Every line from the top of the records through the line containing "const realRanges = [[-2.63, 0.17], [5.82, 8.65]];" should be retyped exactly; the pictures should not.
## Start The records
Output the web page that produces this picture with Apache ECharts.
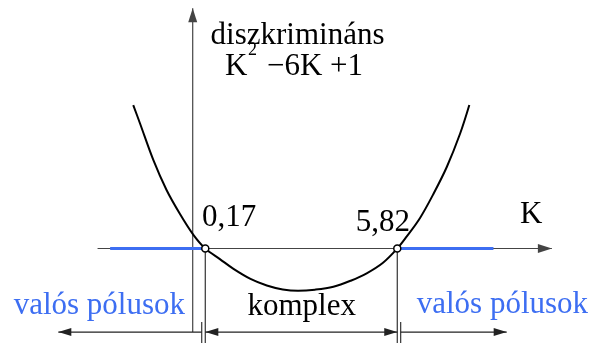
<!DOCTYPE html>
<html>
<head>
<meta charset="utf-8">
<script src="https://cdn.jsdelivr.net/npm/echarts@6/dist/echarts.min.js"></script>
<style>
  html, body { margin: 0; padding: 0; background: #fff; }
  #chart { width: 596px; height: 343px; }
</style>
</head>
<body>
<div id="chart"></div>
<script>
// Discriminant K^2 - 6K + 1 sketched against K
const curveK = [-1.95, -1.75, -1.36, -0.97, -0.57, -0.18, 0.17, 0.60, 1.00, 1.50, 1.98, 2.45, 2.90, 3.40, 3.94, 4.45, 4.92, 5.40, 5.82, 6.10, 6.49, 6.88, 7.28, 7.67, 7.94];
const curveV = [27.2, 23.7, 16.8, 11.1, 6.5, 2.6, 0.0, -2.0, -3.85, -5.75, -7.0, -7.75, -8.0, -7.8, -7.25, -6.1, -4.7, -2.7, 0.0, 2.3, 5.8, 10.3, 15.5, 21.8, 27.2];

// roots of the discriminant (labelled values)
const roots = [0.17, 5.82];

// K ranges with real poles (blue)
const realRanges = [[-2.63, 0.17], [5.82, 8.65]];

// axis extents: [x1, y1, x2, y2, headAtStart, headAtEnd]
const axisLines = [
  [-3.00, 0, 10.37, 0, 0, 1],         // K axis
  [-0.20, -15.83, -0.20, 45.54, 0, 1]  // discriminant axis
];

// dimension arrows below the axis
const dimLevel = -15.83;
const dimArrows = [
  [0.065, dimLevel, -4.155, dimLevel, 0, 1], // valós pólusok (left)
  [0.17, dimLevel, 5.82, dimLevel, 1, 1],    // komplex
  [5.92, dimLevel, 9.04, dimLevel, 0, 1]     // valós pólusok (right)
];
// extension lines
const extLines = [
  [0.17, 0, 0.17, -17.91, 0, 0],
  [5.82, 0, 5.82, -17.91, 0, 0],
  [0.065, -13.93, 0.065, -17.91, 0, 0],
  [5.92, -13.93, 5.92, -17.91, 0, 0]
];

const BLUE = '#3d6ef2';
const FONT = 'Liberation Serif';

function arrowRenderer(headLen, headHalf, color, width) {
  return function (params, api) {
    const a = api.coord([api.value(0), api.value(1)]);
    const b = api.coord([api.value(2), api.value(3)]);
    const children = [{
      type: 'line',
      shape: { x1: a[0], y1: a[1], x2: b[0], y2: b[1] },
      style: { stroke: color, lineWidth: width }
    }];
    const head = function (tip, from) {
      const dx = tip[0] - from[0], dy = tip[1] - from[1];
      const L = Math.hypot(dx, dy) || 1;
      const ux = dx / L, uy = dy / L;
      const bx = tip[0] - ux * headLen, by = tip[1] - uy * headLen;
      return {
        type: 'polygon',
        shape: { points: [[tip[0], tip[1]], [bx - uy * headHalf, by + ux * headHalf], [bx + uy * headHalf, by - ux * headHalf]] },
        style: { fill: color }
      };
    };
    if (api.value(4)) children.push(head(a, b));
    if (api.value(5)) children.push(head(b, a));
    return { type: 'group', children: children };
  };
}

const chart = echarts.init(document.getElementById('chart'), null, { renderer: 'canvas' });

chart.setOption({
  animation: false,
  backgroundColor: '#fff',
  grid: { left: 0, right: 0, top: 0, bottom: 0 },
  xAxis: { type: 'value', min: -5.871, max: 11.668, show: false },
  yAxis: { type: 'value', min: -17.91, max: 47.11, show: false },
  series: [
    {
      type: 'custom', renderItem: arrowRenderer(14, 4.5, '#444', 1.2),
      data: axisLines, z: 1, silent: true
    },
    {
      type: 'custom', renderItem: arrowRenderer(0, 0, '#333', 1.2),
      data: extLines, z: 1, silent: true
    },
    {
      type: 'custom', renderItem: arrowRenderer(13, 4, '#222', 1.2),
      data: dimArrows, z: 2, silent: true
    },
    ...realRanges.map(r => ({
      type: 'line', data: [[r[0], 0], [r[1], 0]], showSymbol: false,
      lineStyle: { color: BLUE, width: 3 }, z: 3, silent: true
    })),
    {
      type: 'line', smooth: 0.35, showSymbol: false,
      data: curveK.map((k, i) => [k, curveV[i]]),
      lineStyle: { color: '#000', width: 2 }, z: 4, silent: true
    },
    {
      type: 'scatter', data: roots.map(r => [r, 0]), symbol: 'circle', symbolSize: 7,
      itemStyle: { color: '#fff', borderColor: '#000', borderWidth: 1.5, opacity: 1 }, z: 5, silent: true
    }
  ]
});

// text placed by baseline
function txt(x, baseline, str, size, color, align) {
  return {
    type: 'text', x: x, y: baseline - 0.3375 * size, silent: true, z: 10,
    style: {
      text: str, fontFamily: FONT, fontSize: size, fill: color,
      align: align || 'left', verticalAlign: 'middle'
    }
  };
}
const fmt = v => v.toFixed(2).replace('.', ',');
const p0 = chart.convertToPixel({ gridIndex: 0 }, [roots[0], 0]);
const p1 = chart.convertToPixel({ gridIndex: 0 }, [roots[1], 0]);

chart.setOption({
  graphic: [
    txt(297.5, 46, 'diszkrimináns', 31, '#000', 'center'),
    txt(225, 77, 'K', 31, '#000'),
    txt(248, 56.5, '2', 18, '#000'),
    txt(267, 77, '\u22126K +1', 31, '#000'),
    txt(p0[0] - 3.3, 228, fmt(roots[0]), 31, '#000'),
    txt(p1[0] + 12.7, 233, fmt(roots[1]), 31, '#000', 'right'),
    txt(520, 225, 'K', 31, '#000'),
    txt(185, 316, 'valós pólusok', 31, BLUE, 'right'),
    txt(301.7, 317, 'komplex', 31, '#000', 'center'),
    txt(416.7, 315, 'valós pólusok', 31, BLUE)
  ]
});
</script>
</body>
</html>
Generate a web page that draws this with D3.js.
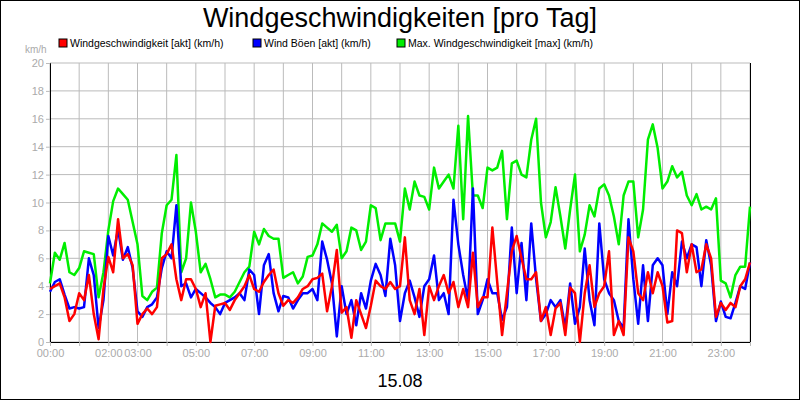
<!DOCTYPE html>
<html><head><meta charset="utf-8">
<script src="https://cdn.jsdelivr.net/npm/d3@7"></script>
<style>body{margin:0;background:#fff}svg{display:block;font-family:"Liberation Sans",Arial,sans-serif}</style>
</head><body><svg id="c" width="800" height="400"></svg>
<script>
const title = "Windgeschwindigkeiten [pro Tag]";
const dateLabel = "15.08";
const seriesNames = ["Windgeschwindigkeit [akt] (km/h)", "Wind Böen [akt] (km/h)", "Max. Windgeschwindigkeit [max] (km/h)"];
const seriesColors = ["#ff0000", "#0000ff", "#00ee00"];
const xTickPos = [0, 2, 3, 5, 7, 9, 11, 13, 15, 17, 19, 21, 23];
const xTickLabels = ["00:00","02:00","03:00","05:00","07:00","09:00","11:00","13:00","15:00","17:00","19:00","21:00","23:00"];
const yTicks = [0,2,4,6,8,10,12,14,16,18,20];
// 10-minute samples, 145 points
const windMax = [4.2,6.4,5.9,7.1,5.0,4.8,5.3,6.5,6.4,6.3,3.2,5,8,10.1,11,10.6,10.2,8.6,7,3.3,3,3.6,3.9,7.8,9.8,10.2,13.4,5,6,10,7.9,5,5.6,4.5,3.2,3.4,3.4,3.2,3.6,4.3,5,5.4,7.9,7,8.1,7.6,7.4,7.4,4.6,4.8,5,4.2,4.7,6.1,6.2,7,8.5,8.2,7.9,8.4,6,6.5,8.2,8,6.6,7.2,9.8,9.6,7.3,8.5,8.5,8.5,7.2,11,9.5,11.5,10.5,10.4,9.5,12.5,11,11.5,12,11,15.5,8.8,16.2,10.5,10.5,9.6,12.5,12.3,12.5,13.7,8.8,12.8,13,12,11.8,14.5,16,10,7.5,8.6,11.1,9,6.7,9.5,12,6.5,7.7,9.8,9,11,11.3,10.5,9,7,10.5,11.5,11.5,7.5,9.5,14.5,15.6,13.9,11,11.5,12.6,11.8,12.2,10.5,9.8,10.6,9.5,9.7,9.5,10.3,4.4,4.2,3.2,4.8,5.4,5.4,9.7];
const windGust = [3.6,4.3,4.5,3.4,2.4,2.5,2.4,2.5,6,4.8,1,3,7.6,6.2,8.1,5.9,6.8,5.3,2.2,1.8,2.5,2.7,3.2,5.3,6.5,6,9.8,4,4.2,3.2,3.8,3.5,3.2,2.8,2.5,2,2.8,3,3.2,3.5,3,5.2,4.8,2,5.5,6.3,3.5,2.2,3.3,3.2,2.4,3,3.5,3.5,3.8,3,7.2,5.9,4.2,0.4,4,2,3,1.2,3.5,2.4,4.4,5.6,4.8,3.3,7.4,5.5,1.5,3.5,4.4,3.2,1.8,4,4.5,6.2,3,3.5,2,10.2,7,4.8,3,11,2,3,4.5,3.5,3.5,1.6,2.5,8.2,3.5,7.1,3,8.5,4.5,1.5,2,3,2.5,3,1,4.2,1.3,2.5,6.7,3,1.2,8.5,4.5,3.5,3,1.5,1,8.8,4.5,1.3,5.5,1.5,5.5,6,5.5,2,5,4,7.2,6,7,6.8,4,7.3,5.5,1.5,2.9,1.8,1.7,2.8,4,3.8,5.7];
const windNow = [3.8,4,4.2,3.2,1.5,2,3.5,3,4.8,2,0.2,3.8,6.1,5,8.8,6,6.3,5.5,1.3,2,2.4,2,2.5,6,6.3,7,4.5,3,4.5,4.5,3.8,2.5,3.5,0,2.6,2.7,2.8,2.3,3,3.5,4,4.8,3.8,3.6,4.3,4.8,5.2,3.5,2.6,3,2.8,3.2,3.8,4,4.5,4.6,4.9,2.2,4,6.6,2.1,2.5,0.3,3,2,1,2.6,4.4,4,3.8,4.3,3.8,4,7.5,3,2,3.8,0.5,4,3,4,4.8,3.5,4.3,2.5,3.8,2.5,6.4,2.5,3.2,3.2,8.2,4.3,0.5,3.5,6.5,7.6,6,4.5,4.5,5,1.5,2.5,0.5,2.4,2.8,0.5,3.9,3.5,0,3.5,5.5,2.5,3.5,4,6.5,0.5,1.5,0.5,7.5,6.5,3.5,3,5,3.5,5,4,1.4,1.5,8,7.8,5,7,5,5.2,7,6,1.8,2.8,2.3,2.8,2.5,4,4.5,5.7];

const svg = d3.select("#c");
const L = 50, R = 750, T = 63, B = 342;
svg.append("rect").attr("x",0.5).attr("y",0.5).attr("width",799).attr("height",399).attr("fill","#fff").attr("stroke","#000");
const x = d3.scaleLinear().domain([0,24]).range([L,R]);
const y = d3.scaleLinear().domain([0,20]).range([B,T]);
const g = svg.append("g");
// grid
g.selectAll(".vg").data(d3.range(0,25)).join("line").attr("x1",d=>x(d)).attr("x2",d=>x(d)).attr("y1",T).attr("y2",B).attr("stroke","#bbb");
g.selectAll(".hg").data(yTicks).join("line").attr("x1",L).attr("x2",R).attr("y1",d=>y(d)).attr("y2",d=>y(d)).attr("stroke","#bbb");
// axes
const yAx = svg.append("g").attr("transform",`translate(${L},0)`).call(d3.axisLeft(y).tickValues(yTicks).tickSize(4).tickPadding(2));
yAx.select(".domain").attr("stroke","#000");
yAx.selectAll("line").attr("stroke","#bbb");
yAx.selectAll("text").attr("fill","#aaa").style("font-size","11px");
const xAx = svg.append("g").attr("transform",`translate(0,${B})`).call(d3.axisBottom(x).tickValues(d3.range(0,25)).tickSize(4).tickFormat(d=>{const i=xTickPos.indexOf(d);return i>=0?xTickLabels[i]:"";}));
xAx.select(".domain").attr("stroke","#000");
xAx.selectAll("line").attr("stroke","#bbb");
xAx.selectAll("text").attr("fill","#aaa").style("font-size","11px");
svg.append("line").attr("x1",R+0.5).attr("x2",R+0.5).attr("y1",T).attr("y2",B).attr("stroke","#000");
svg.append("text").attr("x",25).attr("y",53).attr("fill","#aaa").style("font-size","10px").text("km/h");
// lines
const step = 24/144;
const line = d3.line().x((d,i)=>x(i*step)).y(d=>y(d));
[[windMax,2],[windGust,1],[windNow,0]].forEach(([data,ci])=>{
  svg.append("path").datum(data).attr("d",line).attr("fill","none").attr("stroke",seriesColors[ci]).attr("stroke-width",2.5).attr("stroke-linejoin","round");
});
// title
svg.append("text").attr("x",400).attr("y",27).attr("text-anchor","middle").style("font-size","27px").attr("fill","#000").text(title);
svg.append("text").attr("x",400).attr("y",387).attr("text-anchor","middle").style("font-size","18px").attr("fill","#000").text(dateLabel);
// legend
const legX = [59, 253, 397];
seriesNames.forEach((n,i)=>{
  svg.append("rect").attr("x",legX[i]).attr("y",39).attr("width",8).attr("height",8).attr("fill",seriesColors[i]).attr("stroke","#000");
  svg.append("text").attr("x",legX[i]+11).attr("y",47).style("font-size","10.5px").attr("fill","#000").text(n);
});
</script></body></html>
## End The records
_Correct output_
Output the web page that produces this picture with Apache ECharts.
<!DOCTYPE html>
<html>
<head>
<meta charset="utf-8">
<script src="https://cdn.jsdelivr.net/npm/echarts@6/dist/echarts.min.js"></script>
<style>
  html, body { margin: 0; padding: 0; background: #fff; }
  #chart { width: 596px; height: 343px; }
</style>
</head>
<body>
<div id="chart"></div>
<script>
// Discriminant K^2 - 6K + 1 sketched against K
const curveK = [-1.95, -1.75, -1.36, -0.97, -0.57, -0.18, 0.17, 0.60, 1.00, 1.50, 1.98, 2.45, 2.90, 3.40, 3.94, 4.45, 4.92, 5.40, 5.82, 6.10, 6.49, 6.88, 7.28, 7.67, 7.94];
const curveV = [27.2, 23.7, 16.8, 11.1, 6.5, 2.6, 0.0, -2.0, -3.85, -5.75, -7.0, -7.75, -8.0, -7.8, -7.25, -6.1, -4.7, -2.7, 0.0, 2.3, 5.8, 10.3, 15.5, 21.8, 27.2];

// roots of the discriminant (labelled values)
const roots = [0.17, 5.82];

// K ranges with real poles (blue)
const realRanges = [[-2.63, 0.17], [5.82, 8.65]];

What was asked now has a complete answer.